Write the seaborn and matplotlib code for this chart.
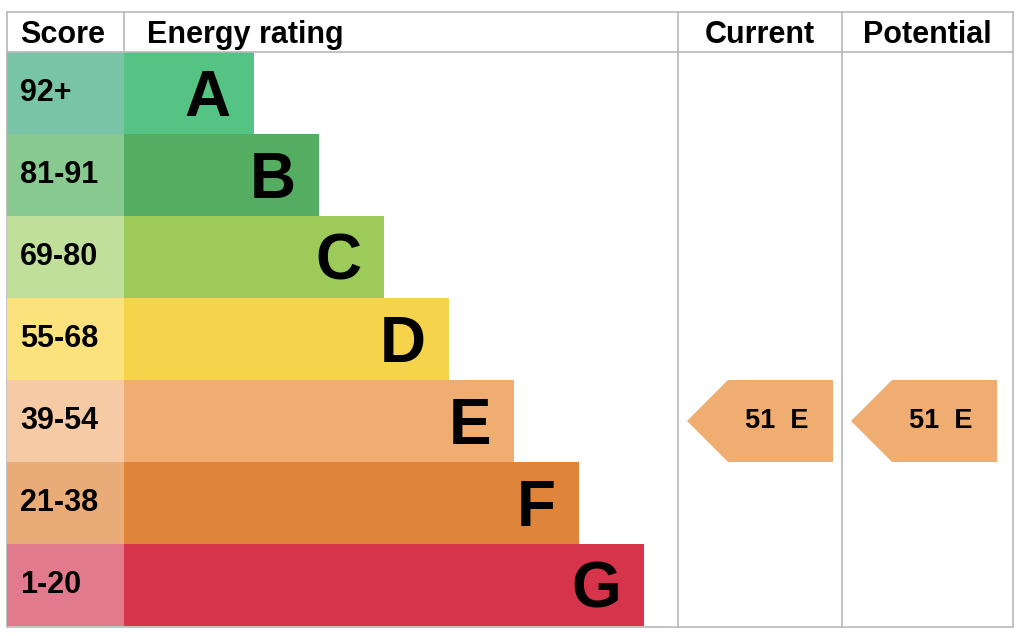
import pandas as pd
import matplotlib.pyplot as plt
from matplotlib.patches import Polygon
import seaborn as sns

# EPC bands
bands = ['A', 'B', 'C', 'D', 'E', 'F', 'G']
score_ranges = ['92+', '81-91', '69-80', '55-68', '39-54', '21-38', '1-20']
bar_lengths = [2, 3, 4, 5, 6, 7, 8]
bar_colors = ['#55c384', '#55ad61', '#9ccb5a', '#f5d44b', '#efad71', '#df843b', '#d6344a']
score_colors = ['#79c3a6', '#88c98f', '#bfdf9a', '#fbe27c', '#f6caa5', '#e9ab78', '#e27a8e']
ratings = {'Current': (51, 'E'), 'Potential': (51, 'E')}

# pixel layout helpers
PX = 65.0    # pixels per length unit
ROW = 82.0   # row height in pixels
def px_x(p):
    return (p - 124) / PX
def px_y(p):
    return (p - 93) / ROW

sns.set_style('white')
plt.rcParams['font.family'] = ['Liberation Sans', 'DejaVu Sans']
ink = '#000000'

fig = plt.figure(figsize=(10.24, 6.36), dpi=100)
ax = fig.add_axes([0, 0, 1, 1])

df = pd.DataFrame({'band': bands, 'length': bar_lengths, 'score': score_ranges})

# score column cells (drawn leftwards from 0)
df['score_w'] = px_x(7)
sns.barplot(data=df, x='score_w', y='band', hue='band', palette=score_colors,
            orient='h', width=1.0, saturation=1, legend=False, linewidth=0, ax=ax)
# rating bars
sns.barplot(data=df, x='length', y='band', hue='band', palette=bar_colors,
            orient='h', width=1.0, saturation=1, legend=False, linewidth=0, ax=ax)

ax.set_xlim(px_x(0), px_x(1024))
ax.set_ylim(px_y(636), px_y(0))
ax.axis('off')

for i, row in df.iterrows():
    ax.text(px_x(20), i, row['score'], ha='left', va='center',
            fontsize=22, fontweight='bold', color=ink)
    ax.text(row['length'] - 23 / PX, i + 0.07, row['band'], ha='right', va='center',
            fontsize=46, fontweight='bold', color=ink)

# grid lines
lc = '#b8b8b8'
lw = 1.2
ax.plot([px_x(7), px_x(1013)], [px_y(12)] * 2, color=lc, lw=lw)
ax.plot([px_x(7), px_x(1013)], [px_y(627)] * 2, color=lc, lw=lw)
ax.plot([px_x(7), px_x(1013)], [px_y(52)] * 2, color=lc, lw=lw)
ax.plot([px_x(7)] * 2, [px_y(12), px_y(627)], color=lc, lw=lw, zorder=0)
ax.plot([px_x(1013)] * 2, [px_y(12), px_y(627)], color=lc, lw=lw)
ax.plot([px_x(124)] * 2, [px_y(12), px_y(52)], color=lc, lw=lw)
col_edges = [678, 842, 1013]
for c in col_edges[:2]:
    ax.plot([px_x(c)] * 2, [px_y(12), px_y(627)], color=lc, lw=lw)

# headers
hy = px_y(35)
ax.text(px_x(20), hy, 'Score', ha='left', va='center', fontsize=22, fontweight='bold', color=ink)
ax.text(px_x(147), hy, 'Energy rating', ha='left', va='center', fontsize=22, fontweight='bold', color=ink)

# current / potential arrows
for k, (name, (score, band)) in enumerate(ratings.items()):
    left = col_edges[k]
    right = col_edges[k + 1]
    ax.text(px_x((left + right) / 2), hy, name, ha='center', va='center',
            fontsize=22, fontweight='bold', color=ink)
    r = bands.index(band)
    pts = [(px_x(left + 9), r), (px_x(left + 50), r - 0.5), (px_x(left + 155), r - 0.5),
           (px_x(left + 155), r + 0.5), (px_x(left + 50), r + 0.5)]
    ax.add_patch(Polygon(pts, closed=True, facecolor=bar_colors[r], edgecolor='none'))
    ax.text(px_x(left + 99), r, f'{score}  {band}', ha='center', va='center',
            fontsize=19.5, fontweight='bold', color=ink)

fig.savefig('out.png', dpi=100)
______
* [Work required]: Give only the number of lines that include the word "matplotlib".

* [Final answer]: 3